―目先は75日移動平均線近辺の攻防か、米金利上昇継続リスクに警戒感も―
17日の東京株式市場で、日経平均株価は大幅に3日続落し、フシ目の3万8000円を下回った。3月下旬のザラ場の史上最高値4万1087円から3000円を超す下げとなるなど、4月に入り調整色を強めている。緊迫化する中東情勢に加えて、米国では強い内容の経済指標の発表が相次ぎ、米景気の緩やかな鈍化と利下げが共存する「ソフトランディング(軟着陸)」シナリオへの楽観的な見方が後退しつつある。
その米国では早期の利下げ観測が後退し、年始には想定されなかった「追加利上げ」の可能性が指摘されるようになった。原油相場の上昇も米国でインフレが高止まりするリスクを強める方向に作用している。
更に、日本時間17日午後に発表されたオランダの半導体製造装置メーカー大手ASMLホールディング<ASML>の2024年第1四半期の決算は、売上高と純利益が前四半期となる23年第4四半期から減少。新規受注は36億ユーロと市場予想を下回った。半導体市場の先行き警戒感が広がり、レーザーテック <6920> [東証P]やアドバンテスト <6857> [東証P]などが後場に崩れる展開となり、投資家のリスク許容度を一段と低下させた。

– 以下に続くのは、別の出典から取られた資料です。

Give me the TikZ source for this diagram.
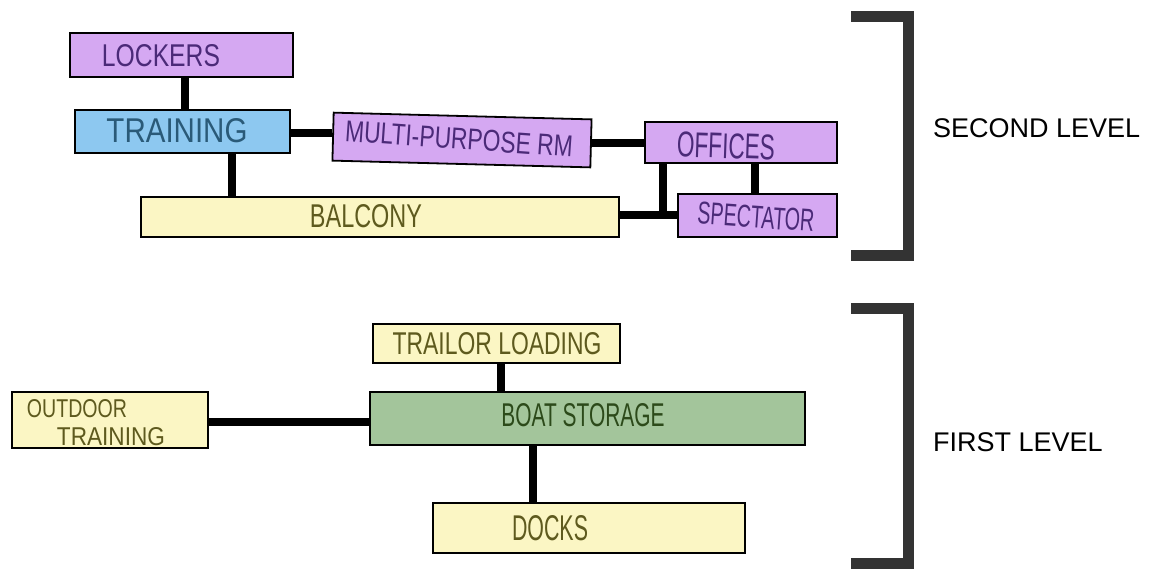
\documentclass[tikz,border=0pt]{standalone}
\usepackage{fontspec}
\setmainfont{Liberation Sans}
\usepackage{graphicx}
\usetikzlibrary{calc}
\definecolor{purpF}{HTML}{D5A8F2}
\definecolor{blueF}{HTML}{8DC8F0}
\definecolor{yellF}{HTML}{FBF6C4}
\definecolor{greenF}{HTML}{A3C59B}
\definecolor{purpT}{HTML}{4B2A78}
\definecolor{blueT}{HTML}{2A5A78}
\definecolor{yellT}{HTML}{5E5A1E}
\definecolor{greenT}{HTML}{2C4A1A}
\definecolor{brk}{HTML}{333333}
\newcommand{\hw}[3]{\resizebox{#1pt}{#2pt}{#3}}
\tikzset{
  room/.style={draw=black, line width=1.8pt, inner sep=0pt},
  lbl/.style={inner sep=0pt},
  conn/.style={line width=8pt, black},
  bracket/.style={line width=11pt, brk, miter limit=10},
  level/.style={inner sep=0pt, anchor=base west, font=\fontsize{27}{30}\selectfont}
}
\begin{document}
\begin{tikzpicture}[x=1pt,y=-1pt]
\useasboundingbox[fill=white] (0,0) rectangle (1156,568);

% second level rooms
\node[room, fill=purpF, minimum width=223pt, minimum height=44pt] (lockers) at (181.5,55) {};
\node[room, fill=blueF, minimum width=215pt, minimum height=43pt] (training) at (182.5,131.5) {};
\node[room, fill=purpF, minimum width=258pt, minimum height=48pt, rotate=-1.5] (mp) at (462,140) {};
\node[room, fill=purpF, minimum width=192pt, minimum height=41pt] (offices) at (741,142.5) {};
\node[room, fill=yellF, minimum width=478pt, minimum height=40pt] (balcony) at (380,217) {};
\node[room, fill=purpF, minimum width=159pt, minimum height=43pt] (spectator) at (757.5,215.5) {};

% first level rooms
\node[room, fill=yellF, minimum width=247pt, minimum height=39pt] (trailor) at (496.5,343.5) {};
\node[room, fill=greenF, minimum width=435pt, minimum height=53pt] (boat) at (587.5,418.5) {};
\node[room, fill=yellF, minimum width=312pt, minimum height=50pt] (docks) at (589,528) {};
\node[room, fill=yellF, minimum width=196pt, minimum height=56pt] (outdoor) at (110,420) {};

% connector guide coordinates
\coordinate (xa) at (185,0);
\coordinate (xb) at (232,0);
\coordinate (ya) at (0,133);
\coordinate (yb) at (0,143);
\coordinate (xc) at (755,0);
\coordinate (yc) at (0,215);
\coordinate (j) at (663,215);
\coordinate (xd) at (501,0);
\coordinate (xe) at (533,0);
\coordinate (yd) at (0,422);

% connectors
\draw[conn] (lockers.south -| xa) -- (training.north -| xa);
\draw[conn] (training.south -| xb) -- (balcony.north -| xb);
\draw[conn] (training.east |- ya) -- (mp.west |- ya);
\draw[conn] (mp.east |- yb) -- (offices.west |- yb);
\draw[conn] (offices.south -| xc) -- (spectator.north -| xc);
\draw[conn] (balcony.east |- yc) -- (spectator.west |- yc);
\draw[conn] (offices.south -| j) -- (j);
\draw[conn] (trailor.south -| xd) -- (boat.north -| xd);
\draw[conn] (boat.south -| xe) -- (docks.north -| xe);
\draw[conn] (outdoor.east |- yd) -- (boat.west |- yd);

% labels
\node[lbl, text=purpT] (lockersT) at (161,56) {\hw{118}{22}{LOCKERS}};
\node[lbl, text=blueT] (trainingT) at (177,131) {\hw{141}{24}{TRAINING}};
\node[lbl, text=purpT, rotate=-4] (mpT) at (459,139) {\hw{228}{21}{MULTI-PURPOSE RM}};
\node[lbl, text=purpT, rotate=-2] (officesT) at (726,146) {\hw{98}{25}{OFFICES}};
\node[lbl, text=yellT] (balconyT) at (366,216) {\hw{112}{23}{BALCONY}};
\node[lbl, text=purpT, rotate=-4] (spectatorT) at (756,217) {\hw{117}{22}{SPECTATOR}};
\node[lbl, text=yellT] (trailorT) at (497,344) {\hw{209}{22}{TRAILOR LOADING}};
\node[lbl, text=greenT] (boatT) at (583,415) {\hw{163}{23}{BOAT STORAGE}};
\node[lbl, text=yellT] (docksT) at (550,528) {\hw{76}{25}{DOCKS}};
\node[lbl, text=yellT] (outdoorT1) at (77,409) {\hw{100}{18}{OUTDOOR}};
\node[lbl, text=yellT] (outdoorT2) at (111,437) {\hw{108}{18}{TRAINING}};

% level brackets
\draw[bracket] (851,16) -- (908,16) -- (908,255) -- (851,255);
\draw[bracket] (851,308) -- (908,308) -- (908,563) -- (851,563);
\node[level] (second) at (933,137) {SECOND LEVEL};
\node[level] (first) at (933,451) {FIRST LEVEL};
\end{tikzpicture}
\end{document}
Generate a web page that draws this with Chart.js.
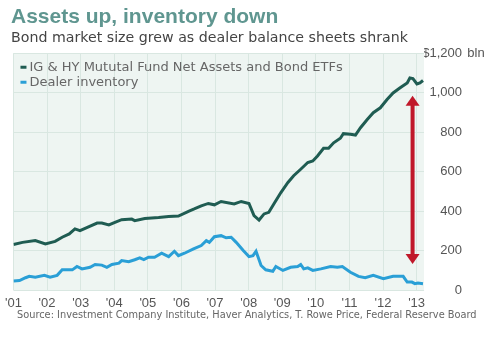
<!DOCTYPE html>
<html>
<head>
<meta charset="utf-8">
<script src="https://cdn.jsdelivr.net/npm/chart.js@4.4.1/dist/chart.umd.min.js"></script>
<style>
  html, body { margin: 0; padding: 0; background: #fff; }
  #wrap { width: 484px; height: 339px; }
</style>
</head>
<body>
<div id="wrap"><canvas id="AssetsChart"></canvas></div>
<script>
// values in $ bln, x as fractional year
const igYears = [2001.0, 2001.27, 2001.65, 2001.95, 2002.24, 2002.45, 2002.66, 2002.83, 2002.98, 2003.25,
    2003.49, 2003.63, 2003.84, 2004.02, 2004.22, 2004.52, 2004.61, 2004.91, 2005.32, 2005.62,
    2005.91, 2006.21, 2006.38, 2006.59, 2006.80, 2006.98, 2007.18, 2007.57, 2007.78, 2008.01,
    2008.16, 2008.31, 2008.46, 2008.60, 2008.75, 2008.96, 2009.17, 2009.34, 2009.55, 2009.76,
    2009.91, 2010.05, 2010.23, 2010.38, 2010.53, 2010.73, 2010.82, 2011.03, 2011.18, 2011.33,
    2011.53, 2011.71, 2011.92, 2012.12, 2012.30, 2012.51, 2012.72, 2012.80, 2012.89, 2013.01,
    2013.10, 2013.19];
const igValues = [232, 243, 252, 235, 248, 269, 286, 311, 302, 323,
    341, 341, 331, 344, 358, 361, 353, 364, 369, 374,
    376, 400, 412, 428, 440, 433, 450, 437, 450, 440,
    378, 356, 387, 395, 437, 495, 546, 580, 613, 647,
    655, 680, 719, 719, 747, 770, 793, 790, 786, 823,
    865, 899, 924, 966, 999, 1025, 1050, 1075, 1072, 1045,
    1050, 1062];

const dealerYears = [2001.0, 2001.18, 2001.36, 2001.47, 2001.65, 2001.92, 2002.09, 2002.30, 2002.45, 2002.75,
    2002.89, 2003.04, 2003.28, 2003.43, 2003.63, 2003.78, 2003.93, 2004.14, 2004.22, 2004.43,
    2004.61, 2004.76, 2004.88, 2005.02, 2005.20, 2005.41, 2005.62, 2005.79, 2005.91, 2006.09,
    2006.36, 2006.59, 2006.74, 2006.83, 2006.98, 2007.18, 2007.33, 2007.48, 2007.63, 2007.84,
    2008.01, 2008.13, 2008.22, 2008.37, 2008.51, 2008.72, 2008.81, 2009.02, 2009.25, 2009.46,
    2009.55, 2009.64, 2009.76, 2009.91, 2010.15, 2010.44, 2010.64, 2010.79, 2011.03, 2011.27,
    2011.47, 2011.71, 2012.01, 2012.30, 2012.60, 2012.72, 2012.86, 2012.95, 2013.04, 2013.19];
const dealerValues = [47, 50, 64, 71, 67, 76, 67, 76, 104, 104,
    121, 109, 117, 131, 128, 117, 131, 138, 151, 145,
    155, 165, 156, 168, 168, 188, 171, 198, 176, 188,
    210, 227, 252, 243, 272, 277, 266, 269, 243, 202,
    171, 176, 198, 126, 104, 97, 121, 101, 117, 121,
    131, 109, 114, 101, 109, 121, 117, 121, 92, 71,
    64, 76, 59, 71, 71, 42, 42, 34, 37, 34];

const seriesNames = ['IG & HY Mututal Fund Net Assets and Bond ETFs', 'Dealer inventory'];
const seriesColors = ['#1f5c52', '#2a9fd6'];
const yTicks = [0, 200, 400, 600, 800, 1000, 1200];
const xTicks = [2001, 2002, 2003, 2004, 2005, 2006, 2007, 2008, 2009, 2010, 2011, 2012, 2013];
const xRange = [2001, 2013.22];
// red double arrow, in data units
const arrowAt = { x: 2012.88, from: 985, to: 133 };
const sourceNote = 'Source: Investment Company Institute, Haver Analytics, T. Rowe Price, Federal Reserve Board';

const narrow = "'Liberation Sans', Arial, sans-serif";
const wide = "'DejaVu Sans', Verdana, sans-serif";

function zip(xs, ys) {
    return xs.map((x, i) => ({ x: x, y: ys[i] }));
}

const extras = {
    id: 'extras',
    beforeDraw(chart) {
        const { ctx, chartArea: a } = chart;
        ctx.save();
        ctx.fillStyle = '#eef5f2';
        ctx.fillRect(a.left, a.top, a.right - a.left, a.bottom - a.top);
        ctx.restore();
    },
    afterDraw(chart) {
        const { ctx, chartArea: a, scales } = chart;
        const x = scales.x, y = scales.y;
        ctx.save();

        // legend inside plot
        ctx.font = '13px ' + wide;
        ctx.textBaseline = 'middle';
        seriesNames.forEach((name, i) => {
            const ly = a.top + 14 + i * 15;
            ctx.fillStyle = seriesColors[i];
            ctx.fillRect(a.left + 7, ly - 1.5, 6, 3);
            ctx.fillStyle = '#666';
            ctx.fillText(name, a.left + 16, ly);
        });

        // arrow
        const ax = x.getPixelForValue(arrowAt.x);
        const top = y.getPixelForValue(arrowAt.from);
        const bot = y.getPixelForValue(arrowAt.to);
        ctx.fillStyle = '#c0182a';
        ctx.fillRect(ax - 2, top + 8, 4, bot - top - 16);
        ctx.beginPath();
        ctx.moveTo(ax, top);
        ctx.lineTo(ax + 7, top + 10);
        ctx.lineTo(ax - 7, top + 10);
        ctx.closePath();
        ctx.fill();
        ctx.beginPath();
        ctx.moveTo(ax, bot);
        ctx.lineTo(ax + 7, bot - 10);
        ctx.lineTo(ax - 7, bot - 10);
        ctx.closePath();
        ctx.fill();

        // unit after top tick
        ctx.fillStyle = '#555';
        ctx.font = '13px ' + narrow;
        ctx.textAlign = 'left';
        ctx.fillText(' bln', y.left + y.options.ticks.padding + ctx.measureText('$1,200').width, y.getPixelForValue(1200));

        // source
        ctx.font = '9.8px ' + wide;
        ctx.fillStyle = '#666';
        ctx.fillText(sourceNote, 17, 315);
        ctx.restore();
    }
};

const ctx = document.getElementById('AssetsChart');
new Chart(ctx, {
    type: 'line',
    data: {
        datasets: [{
            label: seriesNames[0],
            data: zip(igYears, igValues),
            borderColor: seriesColors[0],
            borderWidth: 3,
            pointRadius: 0,
            tension: 0
        }, {
            label: seriesNames[1],
            data: zip(dealerYears, dealerValues),
            borderColor: seriesColors[1],
            borderWidth: 3,
            pointRadius: 0,
            tension: 0
        }]
    },
    options: {
        responsive: true,
        maintainAspectRatio: false,
        animation: false,
        layout: {
            padding: { left: 11, right: 22, top: 0, bottom: 23 }
        },
        plugins: {
            legend: { display: false },
            tooltip: { enabled: false },
            title: {
                display: true,
                text: 'Assets up, inventory down',
                align: 'start',
                color: '#5f9690',
                font: { family: narrow, size: 21, weight: 'bold' },
                padding: { top: 5, bottom: 0 }
            },
            subtitle: {
                display: true,
                text: 'Bond market size grew as dealer balance sheets shrank',
                align: 'start',
                color: '#444',
                font: { family: wide, size: 14.2 },
                padding: { top: 0, bottom: 6 }
            }
        },
        scales: {
            x: {
                type: 'linear',
                min: xRange[0],
                max: xRange[1],
                afterBuildTicks: (scale) => { scale.ticks = xTicks.map(v => ({ value: v })); },
                grid: { color: '#d9e7e1', drawTicks: false },
                border: { display: false },
                ticks: {
                    autoSkip: false,
                    maxRotation: 0,
                    padding: 5,
                    color: '#555',
                    font: { family: narrow, size: 13 },
                    callback: (v) => "'" + String(v).slice(2)
                }
            },
            y: {
                position: 'right',
                min: 0,
                max: 1200,
                afterBuildTicks: (scale) => { scale.ticks = yTicks.map(v => ({ value: v })); },
                afterFit: (scale) => { scale.width = 38; },
                grid: { color: '#d9e7e1', drawTicks: false },
                border: { display: false },
                ticks: {
                    padding: 0,
                    crossAlign: 'far',
                    color: '#555',
                    font: { family: narrow, size: 13 },
                    callback: (v) => v === 1200 ? '$1,200' : v.toLocaleString('en-US')
                }
            }
        }
    },
    plugins: [extras]
});
</script>
</body>
</html>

外国為替市場ではドル円相場が1ドル=154円台半ばと34年ぶりのドル高・円安水準で推移しているものの、トヨタ自動車 <7203> [東証P]やホンダ <7267> [東証P]など輸出関連株に対し買い向かう姿勢はみられない。同じことは円債市場に関しても言える。歴史的な円安を背景に日銀が早期に追加利上げに踏み切るとの見方がくすぶるなかで、17日の日本の新発10年債利回り(長期金利)は0.885%に上昇し、およそ5ヵ月ぶりの高水準をつけた。だが、三菱UFJフィナンシャル・グループ <8306> [東証P]など金利上昇の恩恵を受けるメガバンク株も軟調に推移している。大型株全般に売り圧力が掛かっている状況だ。
多くの不透明要因が横たわるなかで、市場参加者がひと際、神経質となっているのが、米国の金利動向だ。米長期金利が5%を突破した昨年秋に金融市場は動揺を隠さなかった。直近で4.6%台の米長期金利が再び5%台に乗せるかどうかは未知数ではあるが、ソフトランディングのシナリオを前提にして、流動性相場の継続を見込んでいた投資家にとって、足もとの利下げ観測の後退は、前提そのものを崩しかねない不透明要因にほかならない。
水戸証券の酒井一・投資顧問部シニアファンドマネージャーは「利上げ時期の後ずれなら許容範囲だったが、米景気が思いのほか強い状況であり、追加利上げのリスクもマーケットで語られるようになった」と指摘。「実際に追加利上げを織り込む形になれば株式市場にはネガティブな影響は避けられない」との見方を示す。日経平均が75日移動平均線(3万7780円97銭)を下回れば損失覚悟の売りが出る恐れがあるという。ただ「3万6000円台まで下押しした局面では、中長期目線の投資家の資金流入が見込めそうだ」と読む。
ほかにリスク要因と挙げられる中東情勢に関しては、イランのドローンとミサイルによる攻撃に対し、イスラエルが再報復するのではとの見方がある。ただし、米メディアはイスラエルの報復について米政府が「限定的」なものになると分析していると報じている。足もとでは米原油先物相場の上昇には一服感も出ている。前週に比べると、投資家の警戒感は幾分、弱まった状況にあるが、引き続き注視が必要な状況なのは言うまでもない。ASML決算を機に、半導体株の地合いがどう変化するのかも注目されている。
そして、日本国内では4月下旬から3月期決算企業の本決算発表が始まる。本決算シーズン前は企業による自社株買いが入りにくい時期であり、需給面でサポート役を一つ失った状況にあることも、留意すべきだろう。
岡三証券の松本史雄チーフストラテジストは今回の日本株の調整について、「基本的には年始からの上昇で強まった過熱感が冷却に向かっている局面での株安だ」と指摘する一方、「過熱感は薄れ、TOPIXのPER(株価収益率)もピークに比べると低下したが、割安感があるかというとそうではない」とし、「メインシナリオではないが、3万6000円を下回ってもおかしくはない状況でもある」とみる。半面、「米長期金利が5%に接近したとしても、昨秋と違って中国景気を巡る懸念は後退している。国内では5月の大型連休明けは自社株買いの動きも期待できる」とも話す。
国内では間もなく決算シーズンを迎える。為替相場や米金利動向、国内企業の業績見通しなど、数多くの変数を冷静に分析するための器用さが投資家に求められることとなりそうだ。